start

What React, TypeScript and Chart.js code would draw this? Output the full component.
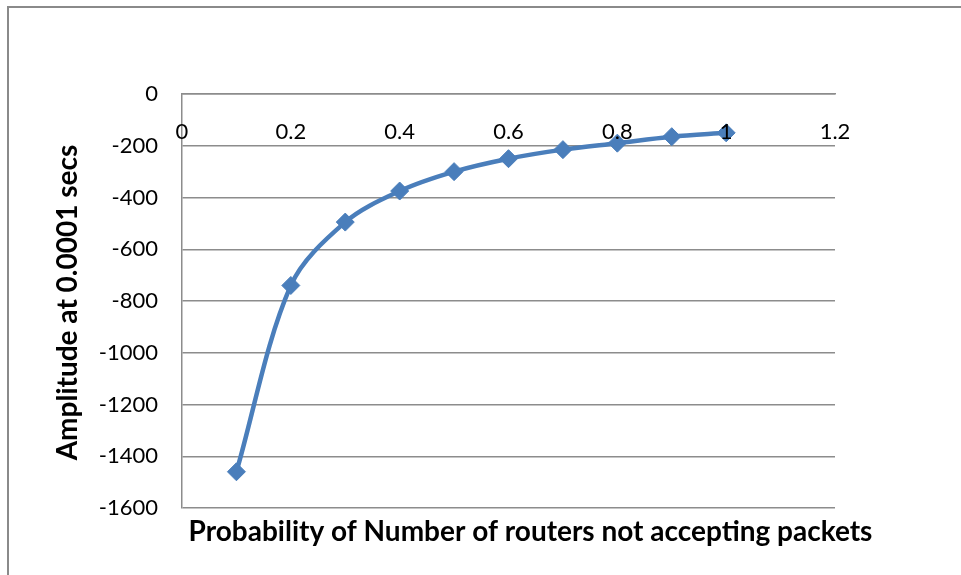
import React, { useEffect, useRef } from "react";
import { Chart, registerables } from "chart.js";

Chart.register(...registerables);

// Share of routers that refuse packets vs. signal amplitude at t = 0.0001 s
const probability = [0.1, 0.2, 0.3, 0.4, 0.5, 0.6, 0.7, 0.8, 0.9, 1.0];
const amplitude = [-1460, -740, -495, -375, -300, -250, -215, -190, -165, -150];

const xTickValues = [0, 0.2, 0.4, 0.6, 0.8, 1, 1.2];
const xTickLabels = ["0", "0.2", "0.4", "0.6", "0.8", "1", "1.2"];
const yTickValues = [0, -200, -400, -600, -800, -1000, -1200, -1400, -1600];
const yTickLabels = ["0", "-200", "-400", "-600", "-800", "-1000", "-1200", "-1400", "-1600"];

const xTitle = "Probability of Number of routers not accepting packets";
const yTitle = "Amplitude at 0.0001 secs";

const LINE_BLUE = "#4a7ebb";
const GRID_GREY = "#8c8c8c";
const TICK_FONT = "Lato, 'Open Sans', sans-serif";
const TITLE_FONT = "Lato, sans-serif";

// Axis titles are placed by hand, like a spreadsheet chart does
const axisTitles = {
  id: "axisTitles",
  afterDraw(chart: Chart) {
    const { ctx } = chart;
    ctx.save();
    ctx.fillStyle = "#000";
    ctx.font = `bold 28px ${TITLE_FONT}`;
    ctx.textAlign = "center";
    ctx.textBaseline = "alphabetic";
    ctx.fillText(xTitle, 530.5, 541);
    ctx.translate(77, 302.5);
    ctx.rotate(-Math.PI / 2);
    ctx.fillText(yTitle, 0, 0);
    ctx.restore();
  },
};

export default function App() {
  const canvasRef = useRef<HTMLCanvasElement | null>(null);

  useEffect(() => {
    const canvas = canvasRef.current;
    if (!canvas) return;
    const chart = new Chart(canvas, {
      type: "scatter",
      data: {
        datasets: [
          {
            data: probability.map((p, i) => ({ x: p, y: amplitude[i] })),
            showLine: true,
            borderColor: LINE_BLUE,
            backgroundColor: LINE_BLUE,
            borderWidth: 4.5,
            tension: 0.33,
            pointStyle: "rectRot",
            pointRadius: 9,
            pointHoverRadius: 9,
            pointBackgroundColor: LINE_BLUE,
            pointBorderColor: LINE_BLUE,
            pointBorderWidth: 1,
          },
        ],
      },
      options: {
        animation: false,
        responsive: false,
        maintainAspectRatio: false,
        layout: { padding: { left: 0, top: 94, right: 126, bottom: 67 } },
        plugins: {
          legend: { display: false },
          title: { display: false },
          tooltip: { enabled: false },
        },
        scales: {
          x: {
            type: "linear",
            position: { y: 0 },
            min: 0,
            max: 1.2,
            afterBuildTicks: (scale: any) => {
              scale.ticks = xTickValues.map((v) => ({ value: v }));
            },
            grid: { display: false, drawTicks: false },
            border: { display: true, color: GRID_GREY, width: 1.5 },
            ticks: {
              z: 1,
              padding: 25,
              color: "#000",
              font: { family: TICK_FONT, size: 22 },
              maxRotation: 0,
              autoSkip: false,
              callback: (_v: any, i: number) => xTickLabels[i],
            },
          },
          y: {
            type: "linear",
            position: "left",
            min: -1600,
            max: 0,
            afterBuildTicks: (scale: any) => {
              scale.ticks = yTickValues.map((v) => ({ value: v }));
            },
            afterFit: (scale: any) => {
              scale.width = 182;
            },
            grid: { color: GRID_GREY, lineWidth: 1.5, drawTicks: false },
            border: { display: true, color: GRID_GREY, width: 1.5 },
            ticks: {
              padding: 24,
              color: "#000",
              font: { family: TICK_FONT, size: 22 },
              autoSkip: false,
              callback: (_v: any, i: number) => yTickLabels[i],
            },
          },
        },
      },
      plugins: [axisTitles],
    });
    return () => chart.destroy();
  }, []);

  return (
    <div
      style={{
        position: "absolute",
        left: 0,
        top: 0,
        width: 961,
        height: 575,
        overflow: "hidden",
        background: "#fff",
      }}
    >
      <div
        style={{
          position: "absolute",
          left: 7,
          top: 6,
          width: 1200,
          height: 1200,
          border: "2px solid #8a8a8a",
        }}
      />
      <canvas
        ref={canvasRef}
        width={961}
        height={575}
        style={{ position: "absolute", left: 0, top: 0 }}
      />
    </div>
  );
}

end

Task brief ->
Take the data above and repeat it exactly, leaving each picture out.

Response to the task ->
What React, TypeScript and Chart.js code would draw this? Output the full component.
import React, { useEffect, useRef } from "react";
import { Chart, registerables } from "chart.js";

Chart.register(...registerables);

// Share of routers that refuse packets vs. signal amplitude at t = 0.0001 s
const probability = [0.1, 0.2, 0.3, 0.4, 0.5, 0.6, 0.7, 0.8, 0.9, 1.0];
const amplitude = [-1460, -740, -495, -375, -300, -250, -215, -190, -165, -150];

const xTickValues = [0, 0.2, 0.4, 0.6, 0.8, 1, 1.2];
const xTickLabels = ["0", "0.2", "0.4", "0.6", "0.8", "1", "1.2"];
const yTickValues = [0, -200, -400, -600, -800, -1000, -1200, -1400, -1600];
const yTickLabels = ["0", "-200", "-400", "-600", "-800", "-1000", "-1200", "-1400", "-1600"];

const xTitle = "Probability of Number of routers not accepting packets";
const yTitle = "Amplitude at 0.0001 secs";

const LINE_BLUE = "#4a7ebb";
const GRID_GREY = "#8c8c8c";
const TICK_FONT = "Lato, 'Open Sans', sans-serif";
const TITLE_FONT = "Lato, sans-serif";

// Axis titles are placed by hand, like a spreadsheet chart does
const axisTitles = {
  id: "axisTitles",
  afterDraw(chart: Chart) {
    const { ctx } = chart;
    ctx.save();
    ctx.fillStyle = "#000";
    ctx.font = `bold 28px ${TITLE_FONT}`;
    ctx.textAlign = "center";
    ctx.textBaseline = "alphabetic";
    ctx.fillText(xTitle, 530.5, 541);
    ctx.translate(77, 302.5);
    ctx.rotate(-Math.PI / 2);
    ctx.fillText(yTitle, 0, 0);
    ctx.restore();
  },
};

export default function App() {
  const canvasRef = useRef<HTMLCanvasElement | null>(null);

  useEffect(() => {
    const canvas = canvasRef.current;
    if (!canvas) return;
    const chart = new Chart(canvas, {
      type: "scatter",
      data: {
        datasets: [
          {
            data: probability.map((p, i) => ({ x: p, y: amplitude[i] })),
            showLine: true,
            borderColor: LINE_BLUE,
            backgroundColor: LINE_BLUE,
            borderWidth: 4.5,
            tension: 0.33,
            pointStyle: "rectRot",
            pointRadius: 9,
            pointHoverRadius: 9,
            pointBackgroundColor: LINE_BLUE,
            pointBorderColor: LINE_BLUE,
            pointBorderWidth: 1,
          },
        ],
      },
      options: {
        animation: false,
        responsive: false,
        maintainAspectRatio: false,
        layout: { padding: { left: 0, top: 94, right: 126, bottom: 67 } },
        plugins: {
          legend: { display: false },
          title: { display: false },
          tooltip: { enabled: false },
        },
        scales: {
          x: {
            type: "linear",
            position: { y: 0 },
            min: 0,
            max: 1.2,
            afterBuildTicks: (scale: any) => {
              scale.ticks = xTickValues.map((v) => ({ value: v }));
            },
            grid: { display: false, drawTicks: false },
            border: { display: true, color: GRID_GREY, width: 1.5 },
            ticks: {
              z: 1,
              padding: 25,
              color: "#000",
              font: { family: TICK_FONT, size: 22 },
              maxRotation: 0,
              autoSkip: false,
              callback: (_v: any, i: number) => xTickLabels[i],
            },
          },
          y: {
            type: "linear",
            position: "left",
            min: -1600,
            max: 0,
            afterBuildTicks: (scale: any) => {
              scale.ticks = yTickValues.map((v) => ({ value: v }));
            },
            afterFit: (scale: any) => {
              scale.width = 182;
            },
            grid: { color: GRID_GREY, lineWidth: 1.5, drawTicks: false },
            border: { display: true, color: GRID_GREY, width: 1.5 },
            ticks: {
              padding: 24,
              color: "#000",
              font: { family: TICK_FONT, size: 22 },
              autoSkip: false,
              callback: (_v: any, i: number) => yTickLabels[i],
            },
          },
        },
      },
      plugins: [axisTitles],
    });
    return () => chart.destroy();
  }, []);

  return (
    <div
      style={{
        position: "absolute",
        left: 0,
        top: 0,
        width: 961,
        height: 575,
        overflow: "hidden",
        background: "#fff",
      }}
    >
      <div
        style={{
          position: "absolute",
          left: 7,
          top: 6,
          width: 1200,
          height: 1200,
          border: "2px solid #8a8a8a",
        }}
      />
      <canvas
        ref={canvasRef}
        width={961}
        height={575}
        style={{ position: "absolute", left: 0, top: 0 }}
      />
    </div>
  );
}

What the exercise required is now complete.